#### [DESCRIPTION OF THE TASK]
Once the pictures are set aside, transcribe the remaining data exactly.

━━ DATA BLOCK ━━

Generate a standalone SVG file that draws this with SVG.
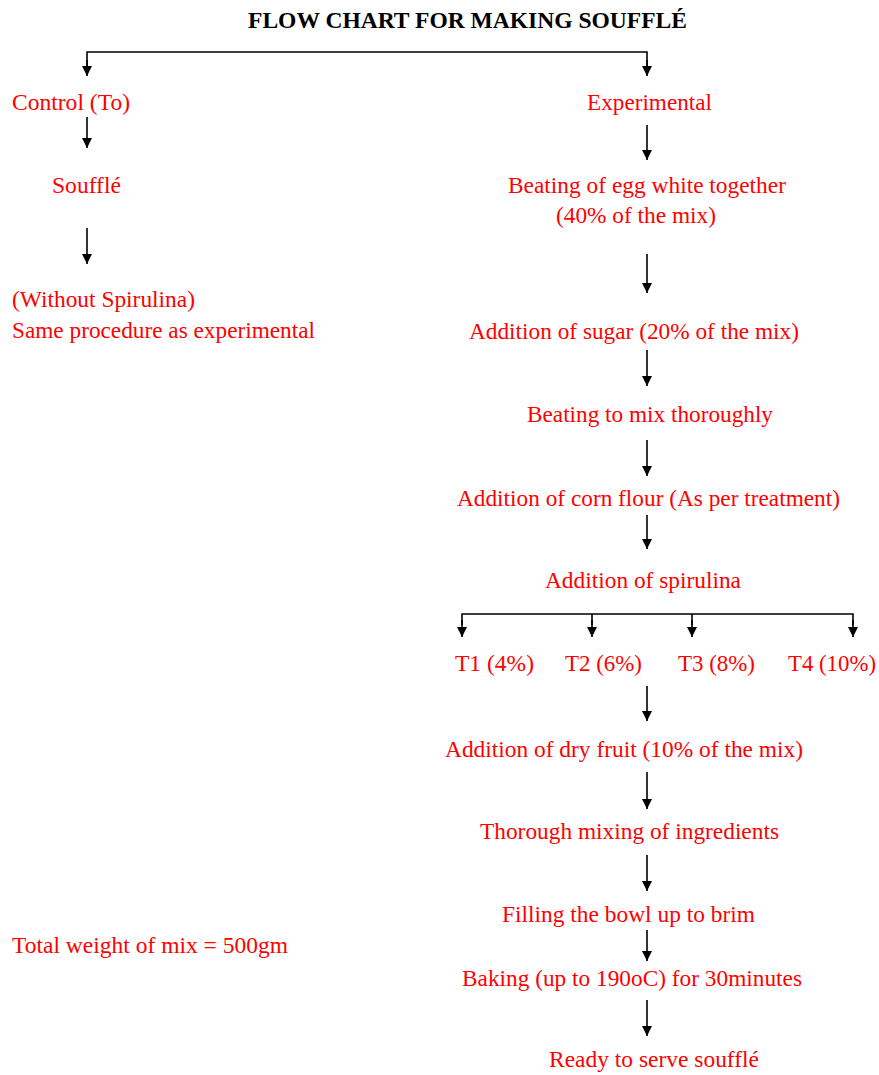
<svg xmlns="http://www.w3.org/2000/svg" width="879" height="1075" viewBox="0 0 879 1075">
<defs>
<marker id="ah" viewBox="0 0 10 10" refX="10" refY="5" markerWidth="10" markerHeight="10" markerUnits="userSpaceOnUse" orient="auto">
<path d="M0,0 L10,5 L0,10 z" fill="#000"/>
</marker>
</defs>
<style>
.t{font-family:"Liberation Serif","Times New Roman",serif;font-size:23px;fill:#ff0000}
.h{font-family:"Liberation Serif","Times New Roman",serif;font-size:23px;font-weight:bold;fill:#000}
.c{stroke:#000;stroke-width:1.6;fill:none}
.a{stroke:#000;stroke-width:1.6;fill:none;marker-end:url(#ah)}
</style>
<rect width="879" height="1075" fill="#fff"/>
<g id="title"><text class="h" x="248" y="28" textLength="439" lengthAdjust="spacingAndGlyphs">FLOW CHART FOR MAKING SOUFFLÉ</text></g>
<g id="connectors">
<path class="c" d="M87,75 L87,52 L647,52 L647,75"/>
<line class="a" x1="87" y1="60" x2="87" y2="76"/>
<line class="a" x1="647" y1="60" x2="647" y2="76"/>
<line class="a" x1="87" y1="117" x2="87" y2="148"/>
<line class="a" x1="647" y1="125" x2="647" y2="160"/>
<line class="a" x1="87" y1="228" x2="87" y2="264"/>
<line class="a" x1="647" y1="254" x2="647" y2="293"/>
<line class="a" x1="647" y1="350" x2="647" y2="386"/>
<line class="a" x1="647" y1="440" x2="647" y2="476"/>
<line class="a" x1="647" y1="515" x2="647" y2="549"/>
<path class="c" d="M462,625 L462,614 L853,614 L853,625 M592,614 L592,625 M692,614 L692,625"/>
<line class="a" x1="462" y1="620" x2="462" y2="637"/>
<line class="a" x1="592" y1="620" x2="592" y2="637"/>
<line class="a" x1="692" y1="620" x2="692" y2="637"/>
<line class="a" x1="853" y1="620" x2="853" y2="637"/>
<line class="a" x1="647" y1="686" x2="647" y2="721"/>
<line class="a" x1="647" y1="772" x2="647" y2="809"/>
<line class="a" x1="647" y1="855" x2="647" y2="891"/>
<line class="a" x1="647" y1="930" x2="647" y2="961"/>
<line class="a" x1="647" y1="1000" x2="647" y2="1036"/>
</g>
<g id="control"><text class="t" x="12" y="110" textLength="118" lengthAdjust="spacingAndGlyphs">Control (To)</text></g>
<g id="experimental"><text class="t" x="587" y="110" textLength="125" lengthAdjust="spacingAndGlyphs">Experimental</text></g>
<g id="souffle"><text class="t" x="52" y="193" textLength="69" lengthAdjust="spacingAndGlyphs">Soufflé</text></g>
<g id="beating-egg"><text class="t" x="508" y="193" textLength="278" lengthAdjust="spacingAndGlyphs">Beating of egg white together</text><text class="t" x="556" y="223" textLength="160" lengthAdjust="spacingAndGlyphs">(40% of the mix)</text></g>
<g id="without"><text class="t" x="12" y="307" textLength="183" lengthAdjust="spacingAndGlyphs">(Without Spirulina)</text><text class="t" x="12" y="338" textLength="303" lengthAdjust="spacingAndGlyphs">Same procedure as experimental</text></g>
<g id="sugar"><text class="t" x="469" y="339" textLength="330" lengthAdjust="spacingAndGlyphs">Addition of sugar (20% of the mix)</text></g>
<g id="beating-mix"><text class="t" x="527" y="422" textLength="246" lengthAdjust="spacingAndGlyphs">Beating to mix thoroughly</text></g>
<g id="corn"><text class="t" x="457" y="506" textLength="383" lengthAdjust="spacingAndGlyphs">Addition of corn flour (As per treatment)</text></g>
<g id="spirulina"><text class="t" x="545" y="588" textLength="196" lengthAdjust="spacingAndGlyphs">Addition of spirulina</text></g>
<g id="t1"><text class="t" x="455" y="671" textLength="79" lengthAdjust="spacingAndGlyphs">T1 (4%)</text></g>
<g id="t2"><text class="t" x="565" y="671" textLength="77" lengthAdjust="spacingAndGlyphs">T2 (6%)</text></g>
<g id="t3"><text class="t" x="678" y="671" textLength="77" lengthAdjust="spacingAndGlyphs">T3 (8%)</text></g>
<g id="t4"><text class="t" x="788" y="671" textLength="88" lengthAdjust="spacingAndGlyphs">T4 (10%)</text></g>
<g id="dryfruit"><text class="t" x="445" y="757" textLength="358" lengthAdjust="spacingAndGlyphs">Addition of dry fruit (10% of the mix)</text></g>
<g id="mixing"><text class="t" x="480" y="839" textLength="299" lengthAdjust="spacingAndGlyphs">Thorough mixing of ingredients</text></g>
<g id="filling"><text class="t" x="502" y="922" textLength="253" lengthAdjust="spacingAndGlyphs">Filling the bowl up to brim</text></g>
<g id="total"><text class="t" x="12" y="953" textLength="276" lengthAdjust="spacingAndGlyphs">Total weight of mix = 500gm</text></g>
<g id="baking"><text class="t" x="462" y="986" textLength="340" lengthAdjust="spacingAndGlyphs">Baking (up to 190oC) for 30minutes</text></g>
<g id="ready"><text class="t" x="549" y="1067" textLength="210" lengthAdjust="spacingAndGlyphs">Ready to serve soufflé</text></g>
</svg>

━━━

#### [RESPONSE TO THIS TASK]
Generate a standalone SVG file that draws this with SVG.
<svg xmlns="http://www.w3.org/2000/svg" width="879" height="1075" viewBox="0 0 879 1075">
<defs>
<marker id="ah" viewBox="0 0 10 10" refX="10" refY="5" markerWidth="10" markerHeight="10" markerUnits="userSpaceOnUse" orient="auto">
<path d="M0,0 L10,5 L0,10 z" fill="#000"/>
</marker>
</defs>
<style>
.t{font-family:"Liberation Serif","Times New Roman",serif;font-size:23px;fill:#ff0000}
.h{font-family:"Liberation Serif","Times New Roman",serif;font-size:23px;font-weight:bold;fill:#000}
.c{stroke:#000;stroke-width:1.6;fill:none}
.a{stroke:#000;stroke-width:1.6;fill:none;marker-end:url(#ah)}
</style>
<rect width="879" height="1075" fill="#fff"/>
<g id="title"><text class="h" x="248" y="28" textLength="439" lengthAdjust="spacingAndGlyphs">FLOW CHART FOR MAKING SOUFFLÉ</text></g>
<g id="connectors">
<path class="c" d="M87,75 L87,52 L647,52 L647,75"/>
<line class="a" x1="87" y1="60" x2="87" y2="76"/>
<line class="a" x1="647" y1="60" x2="647" y2="76"/>
<line class="a" x1="87" y1="117" x2="87" y2="148"/>
<line class="a" x1="647" y1="125" x2="647" y2="160"/>
<line class="a" x1="87" y1="228" x2="87" y2="264"/>
<line class="a" x1="647" y1="254" x2="647" y2="293"/>
<line class="a" x1="647" y1="350" x2="647" y2="386"/>
<line class="a" x1="647" y1="440" x2="647" y2="476"/>
<line class="a" x1="647" y1="515" x2="647" y2="549"/>
<path class="c" d="M462,625 L462,614 L853,614 L853,625 M592,614 L592,625 M692,614 L692,625"/>
<line class="a" x1="462" y1="620" x2="462" y2="637"/>
<line class="a" x1="592" y1="620" x2="592" y2="637"/>
<line class="a" x1="692" y1="620" x2="692" y2="637"/>
<line class="a" x1="853" y1="620" x2="853" y2="637"/>
<line class="a" x1="647" y1="686" x2="647" y2="721"/>
<line class="a" x1="647" y1="772" x2="647" y2="809"/>
<line class="a" x1="647" y1="855" x2="647" y2="891"/>
<line class="a" x1="647" y1="930" x2="647" y2="961"/>
<line class="a" x1="647" y1="1000" x2="647" y2="1036"/>
</g>
<g id="control"><text class="t" x="12" y="110" textLength="118" lengthAdjust="spacingAndGlyphs">Control (To)</text></g>
<g id="experimental"><text class="t" x="587" y="110" textLength="125" lengthAdjust="spacingAndGlyphs">Experimental</text></g>
<g id="souffle"><text class="t" x="52" y="193" textLength="69" lengthAdjust="spacingAndGlyphs">Soufflé</text></g>
<g id="beating-egg"><text class="t" x="508" y="193" textLength="278" lengthAdjust="spacingAndGlyphs">Beating of egg white together</text><text class="t" x="556" y="223" textLength="160" lengthAdjust="spacingAndGlyphs">(40% of the mix)</text></g>
<g id="without"><text class="t" x="12" y="307" textLength="183" lengthAdjust="spacingAndGlyphs">(Without Spirulina)</text><text class="t" x="12" y="338" textLength="303" lengthAdjust="spacingAndGlyphs">Same procedure as experimental</text></g>
<g id="sugar"><text class="t" x="469" y="339" textLength="330" lengthAdjust="spacingAndGlyphs">Addition of sugar (20% of the mix)</text></g>
<g id="beating-mix"><text class="t" x="527" y="422" textLength="246" lengthAdjust="spacingAndGlyphs">Beating to mix thoroughly</text></g>
<g id="corn"><text class="t" x="457" y="506" textLength="383" lengthAdjust="spacingAndGlyphs">Addition of corn flour (As per treatment)</text></g>
<g id="spirulina"><text class="t" x="545" y="588" textLength="196" lengthAdjust="spacingAndGlyphs">Addition of spirulina</text></g>
<g id="t1"><text class="t" x="455" y="671" textLength="79" lengthAdjust="spacingAndGlyphs">T1 (4%)</text></g>
<g id="t2"><text class="t" x="565" y="671" textLength="77" lengthAdjust="spacingAndGlyphs">T2 (6%)</text></g>
<g id="t3"><text class="t" x="678" y="671" textLength="77" lengthAdjust="spacingAndGlyphs">T3 (8%)</text></g>
<g id="t4"><text class="t" x="788" y="671" textLength="88" lengthAdjust="spacingAndGlyphs">T4 (10%)</text></g>
<g id="dryfruit"><text class="t" x="445" y="757" textLength="358" lengthAdjust="spacingAndGlyphs">Addition of dry fruit (10% of the mix)</text></g>
<g id="mixing"><text class="t" x="480" y="839" textLength="299" lengthAdjust="spacingAndGlyphs">Thorough mixing of ingredients</text></g>
<g id="filling"><text class="t" x="502" y="922" textLength="253" lengthAdjust="spacingAndGlyphs">Filling the bowl up to brim</text></g>
<g id="total"><text class="t" x="12" y="953" textLength="276" lengthAdjust="spacingAndGlyphs">Total weight of mix = 500gm</text></g>
<g id="baking"><text class="t" x="462" y="986" textLength="340" lengthAdjust="spacingAndGlyphs">Baking (up to 190oC) for 30minutes</text></g>
<g id="ready"><text class="t" x="549" y="1067" textLength="210" lengthAdjust="spacingAndGlyphs">Ready to serve soufflé</text></g>
</svg>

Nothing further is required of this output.